Data:
★ ★ ★ ★ ★ ★ ★

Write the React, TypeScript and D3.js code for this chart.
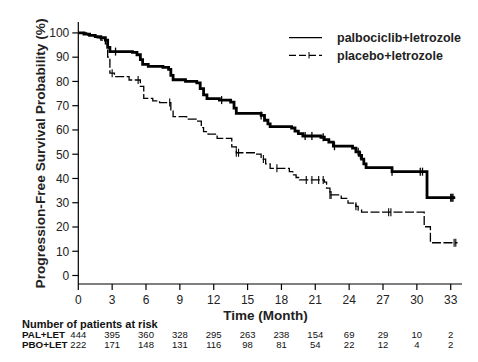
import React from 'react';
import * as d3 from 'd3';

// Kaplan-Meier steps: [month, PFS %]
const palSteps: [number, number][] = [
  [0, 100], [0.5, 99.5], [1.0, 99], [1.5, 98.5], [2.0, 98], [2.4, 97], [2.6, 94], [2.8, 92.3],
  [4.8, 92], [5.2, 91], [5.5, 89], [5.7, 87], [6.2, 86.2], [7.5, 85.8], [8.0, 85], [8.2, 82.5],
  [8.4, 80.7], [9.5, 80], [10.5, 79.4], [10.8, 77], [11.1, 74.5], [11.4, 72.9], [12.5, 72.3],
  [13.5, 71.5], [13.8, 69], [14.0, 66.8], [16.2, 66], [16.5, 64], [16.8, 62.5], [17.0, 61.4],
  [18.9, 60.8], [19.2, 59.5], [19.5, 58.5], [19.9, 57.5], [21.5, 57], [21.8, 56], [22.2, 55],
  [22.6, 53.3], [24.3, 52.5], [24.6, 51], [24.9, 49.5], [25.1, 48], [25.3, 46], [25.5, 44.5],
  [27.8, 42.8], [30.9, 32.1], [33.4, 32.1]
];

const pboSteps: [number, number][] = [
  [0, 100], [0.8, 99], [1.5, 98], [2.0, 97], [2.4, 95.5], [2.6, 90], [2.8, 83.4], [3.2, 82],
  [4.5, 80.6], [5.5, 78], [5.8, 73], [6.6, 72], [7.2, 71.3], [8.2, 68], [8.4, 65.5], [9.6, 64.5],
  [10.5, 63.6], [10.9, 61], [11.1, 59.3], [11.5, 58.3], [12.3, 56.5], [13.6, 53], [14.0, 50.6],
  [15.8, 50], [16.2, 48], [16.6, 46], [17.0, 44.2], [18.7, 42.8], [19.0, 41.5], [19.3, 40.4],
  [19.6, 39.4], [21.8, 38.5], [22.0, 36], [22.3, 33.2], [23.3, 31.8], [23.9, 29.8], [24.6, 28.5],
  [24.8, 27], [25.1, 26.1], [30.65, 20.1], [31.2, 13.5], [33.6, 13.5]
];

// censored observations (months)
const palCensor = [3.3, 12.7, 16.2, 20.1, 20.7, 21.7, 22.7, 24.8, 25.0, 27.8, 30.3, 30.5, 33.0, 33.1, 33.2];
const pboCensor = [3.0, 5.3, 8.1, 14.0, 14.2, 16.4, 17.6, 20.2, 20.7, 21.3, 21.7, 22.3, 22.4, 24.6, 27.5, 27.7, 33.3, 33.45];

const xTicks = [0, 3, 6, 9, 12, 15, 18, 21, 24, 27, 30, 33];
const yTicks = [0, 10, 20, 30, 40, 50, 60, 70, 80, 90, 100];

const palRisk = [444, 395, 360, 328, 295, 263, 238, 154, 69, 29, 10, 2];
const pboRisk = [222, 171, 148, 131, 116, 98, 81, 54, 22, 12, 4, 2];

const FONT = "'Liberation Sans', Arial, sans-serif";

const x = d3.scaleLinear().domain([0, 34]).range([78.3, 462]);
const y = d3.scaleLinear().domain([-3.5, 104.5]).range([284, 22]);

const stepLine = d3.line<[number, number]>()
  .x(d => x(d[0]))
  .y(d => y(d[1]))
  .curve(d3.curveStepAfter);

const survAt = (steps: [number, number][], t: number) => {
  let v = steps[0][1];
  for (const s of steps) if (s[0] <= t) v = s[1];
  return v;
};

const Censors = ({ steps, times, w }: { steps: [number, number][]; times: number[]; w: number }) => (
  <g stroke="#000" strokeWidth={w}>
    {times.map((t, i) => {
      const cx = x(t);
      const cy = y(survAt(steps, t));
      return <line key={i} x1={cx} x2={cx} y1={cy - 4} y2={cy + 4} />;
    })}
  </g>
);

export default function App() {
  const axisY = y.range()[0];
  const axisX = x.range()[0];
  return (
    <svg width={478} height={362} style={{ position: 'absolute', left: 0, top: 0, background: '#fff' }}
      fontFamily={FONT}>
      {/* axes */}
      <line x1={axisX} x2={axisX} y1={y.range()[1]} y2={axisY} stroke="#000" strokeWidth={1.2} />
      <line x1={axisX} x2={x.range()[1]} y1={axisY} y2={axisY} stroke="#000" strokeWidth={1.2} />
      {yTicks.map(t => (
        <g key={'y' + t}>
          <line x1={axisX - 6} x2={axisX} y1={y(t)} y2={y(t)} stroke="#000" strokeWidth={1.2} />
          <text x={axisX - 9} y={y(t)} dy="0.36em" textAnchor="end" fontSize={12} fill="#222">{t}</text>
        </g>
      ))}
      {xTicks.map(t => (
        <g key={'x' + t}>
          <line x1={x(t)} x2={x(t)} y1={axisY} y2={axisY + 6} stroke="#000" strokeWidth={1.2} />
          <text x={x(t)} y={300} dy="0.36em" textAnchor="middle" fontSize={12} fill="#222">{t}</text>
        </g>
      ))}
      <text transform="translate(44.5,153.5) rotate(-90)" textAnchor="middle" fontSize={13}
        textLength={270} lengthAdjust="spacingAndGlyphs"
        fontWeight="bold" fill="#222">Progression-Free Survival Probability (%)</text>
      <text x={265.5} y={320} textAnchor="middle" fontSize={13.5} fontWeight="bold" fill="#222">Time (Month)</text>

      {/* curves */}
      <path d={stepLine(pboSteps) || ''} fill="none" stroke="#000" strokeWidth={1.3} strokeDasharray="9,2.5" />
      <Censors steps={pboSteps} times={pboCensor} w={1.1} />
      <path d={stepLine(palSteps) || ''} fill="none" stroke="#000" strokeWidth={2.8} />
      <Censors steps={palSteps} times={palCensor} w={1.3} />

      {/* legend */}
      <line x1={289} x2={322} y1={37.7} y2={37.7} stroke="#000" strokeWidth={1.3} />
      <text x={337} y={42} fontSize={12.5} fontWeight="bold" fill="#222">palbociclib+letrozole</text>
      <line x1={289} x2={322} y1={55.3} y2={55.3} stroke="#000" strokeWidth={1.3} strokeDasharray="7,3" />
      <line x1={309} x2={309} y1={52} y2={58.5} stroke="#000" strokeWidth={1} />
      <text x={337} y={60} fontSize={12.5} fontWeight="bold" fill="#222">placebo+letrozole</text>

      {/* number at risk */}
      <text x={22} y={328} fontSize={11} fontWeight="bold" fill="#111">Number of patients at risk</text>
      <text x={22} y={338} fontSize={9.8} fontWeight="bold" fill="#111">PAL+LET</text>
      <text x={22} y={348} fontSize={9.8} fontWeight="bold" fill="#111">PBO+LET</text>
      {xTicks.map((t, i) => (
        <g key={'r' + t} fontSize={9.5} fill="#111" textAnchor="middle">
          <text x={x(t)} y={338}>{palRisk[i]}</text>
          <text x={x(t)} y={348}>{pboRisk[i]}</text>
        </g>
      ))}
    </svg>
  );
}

★ ★ ★ ★ ★ ★ ★

Instructions to follow: Give all the lines above again, character for character, without pictures.

Response to this exercise:
Write the React, TypeScript and D3.js code for this chart.
import React from 'react';
import * as d3 from 'd3';

// Kaplan-Meier steps: [month, PFS %]
const palSteps: [number, number][] = [
  [0, 100], [0.5, 99.5], [1.0, 99], [1.5, 98.5], [2.0, 98], [2.4, 97], [2.6, 94], [2.8, 92.3],
  [4.8, 92], [5.2, 91], [5.5, 89], [5.7, 87], [6.2, 86.2], [7.5, 85.8], [8.0, 85], [8.2, 82.5],
  [8.4, 80.7], [9.5, 80], [10.5, 79.4], [10.8, 77], [11.1, 74.5], [11.4, 72.9], [12.5, 72.3],
  [13.5, 71.5], [13.8, 69], [14.0, 66.8], [16.2, 66], [16.5, 64], [16.8, 62.5], [17.0, 61.4],
  [18.9, 60.8], [19.2, 59.5], [19.5, 58.5], [19.9, 57.5], [21.5, 57], [21.8, 56], [22.2, 55],
  [22.6, 53.3], [24.3, 52.5], [24.6, 51], [24.9, 49.5], [25.1, 48], [25.3, 46], [25.5, 44.5],
  [27.8, 42.8], [30.9, 32.1], [33.4, 32.1]
];

const pboSteps: [number, number][] = [
  [0, 100], [0.8, 99], [1.5, 98], [2.0, 97], [2.4, 95.5], [2.6, 90], [2.8, 83.4], [3.2, 82],
  [4.5, 80.6], [5.5, 78], [5.8, 73], [6.6, 72], [7.2, 71.3], [8.2, 68], [8.4, 65.5], [9.6, 64.5],
  [10.5, 63.6], [10.9, 61], [11.1, 59.3], [11.5, 58.3], [12.3, 56.5], [13.6, 53], [14.0, 50.6],
  [15.8, 50], [16.2, 48], [16.6, 46], [17.0, 44.2], [18.7, 42.8], [19.0, 41.5], [19.3, 40.4],
  [19.6, 39.4], [21.8, 38.5], [22.0, 36], [22.3, 33.2], [23.3, 31.8], [23.9, 29.8], [24.6, 28.5],
  [24.8, 27], [25.1, 26.1], [30.65, 20.1], [31.2, 13.5], [33.6, 13.5]
];

// censored observations (months)
const palCensor = [3.3, 12.7, 16.2, 20.1, 20.7, 21.7, 22.7, 24.8, 25.0, 27.8, 30.3, 30.5, 33.0, 33.1, 33.2];
const pboCensor = [3.0, 5.3, 8.1, 14.0, 14.2, 16.4, 17.6, 20.2, 20.7, 21.3, 21.7, 22.3, 22.4, 24.6, 27.5, 27.7, 33.3, 33.45];

const xTicks = [0, 3, 6, 9, 12, 15, 18, 21, 24, 27, 30, 33];
const yTicks = [0, 10, 20, 30, 40, 50, 60, 70, 80, 90, 100];

const palRisk = [444, 395, 360, 328, 295, 263, 238, 154, 69, 29, 10, 2];
const pboRisk = [222, 171, 148, 131, 116, 98, 81, 54, 22, 12, 4, 2];

const FONT = "'Liberation Sans', Arial, sans-serif";

const x = d3.scaleLinear().domain([0, 34]).range([78.3, 462]);
const y = d3.scaleLinear().domain([-3.5, 104.5]).range([284, 22]);

const stepLine = d3.line<[number, number]>()
  .x(d => x(d[0]))
  .y(d => y(d[1]))
  .curve(d3.curveStepAfter);

const survAt = (steps: [number, number][], t: number) => {
  let v = steps[0][1];
  for (const s of steps) if (s[0] <= t) v = s[1];
  return v;
};

const Censors = ({ steps, times, w }: { steps: [number, number][]; times: number[]; w: number }) => (
  <g stroke="#000" strokeWidth={w}>
    {times.map((t, i) => {
      const cx = x(t);
      const cy = y(survAt(steps, t));
      return <line key={i} x1={cx} x2={cx} y1={cy - 4} y2={cy + 4} />;
    })}
  </g>
);

export default function App() {
  const axisY = y.range()[0];
  const axisX = x.range()[0];
  return (
    <svg width={478} height={362} style={{ position: 'absolute', left: 0, top: 0, background: '#fff' }}
      fontFamily={FONT}>
      {/* axes */}
      <line x1={axisX} x2={axisX} y1={y.range()[1]} y2={axisY} stroke="#000" strokeWidth={1.2} />
      <line x1={axisX} x2={x.range()[1]} y1={axisY} y2={axisY} stroke="#000" strokeWidth={1.2} />
      {yTicks.map(t => (
        <g key={'y' + t}>
          <line x1={axisX - 6} x2={axisX} y1={y(t)} y2={y(t)} stroke="#000" strokeWidth={1.2} />
          <text x={axisX - 9} y={y(t)} dy="0.36em" textAnchor="end" fontSize={12} fill="#222">{t}</text>
        </g>
      ))}
      {xTicks.map(t => (
        <g key={'x' + t}>
          <line x1={x(t)} x2={x(t)} y1={axisY} y2={axisY + 6} stroke="#000" strokeWidth={1.2} />
          <text x={x(t)} y={300} dy="0.36em" textAnchor="middle" fontSize={12} fill="#222">{t}</text>
        </g>
      ))}
      <text transform="translate(44.5,153.5) rotate(-90)" textAnchor="middle" fontSize={13}
        textLength={270} lengthAdjust="spacingAndGlyphs"
        fontWeight="bold" fill="#222">Progression-Free Survival Probability (%)</text>
      <text x={265.5} y={320} textAnchor="middle" fontSize={13.5} fontWeight="bold" fill="#222">Time (Month)</text>

      {/* curves */}
      <path d={stepLine(pboSteps) || ''} fill="none" stroke="#000" strokeWidth={1.3} strokeDasharray="9,2.5" />
      <Censors steps={pboSteps} times={pboCensor} w={1.1} />
      <path d={stepLine(palSteps) || ''} fill="none" stroke="#000" strokeWidth={2.8} />
      <Censors steps={palSteps} times={palCensor} w={1.3} />

      {/* legend */}
      <line x1={289} x2={322} y1={37.7} y2={37.7} stroke="#000" strokeWidth={1.3} />
      <text x={337} y={42} fontSize={12.5} fontWeight="bold" fill="#222">palbociclib+letrozole</text>
      <line x1={289} x2={322} y1={55.3} y2={55.3} stroke="#000" strokeWidth={1.3} strokeDasharray="7,3" />
      <line x1={309} x2={309} y1={52} y2={58.5} stroke="#000" strokeWidth={1} />
      <text x={337} y={60} fontSize={12.5} fontWeight="bold" fill="#222">placebo+letrozole</text>

      {/* number at risk */}
      <text x={22} y={328} fontSize={11} fontWeight="bold" fill="#111">Number of patients at risk</text>
      <text x={22} y={338} fontSize={9.8} fontWeight="bold" fill="#111">PAL+LET</text>
      <text x={22} y={348} fontSize={9.8} fontWeight="bold" fill="#111">PBO+LET</text>
      {xTicks.map((t, i) => (
        <g key={'r' + t} fontSize={9.5} fill="#111" textAnchor="middle">
          <text x={x(t)} y={338}>{palRisk[i]}</text>
          <text x={x(t)} y={348}>{pboRisk[i]}</text>
        </g>
      ))}
    </svg>
  );
}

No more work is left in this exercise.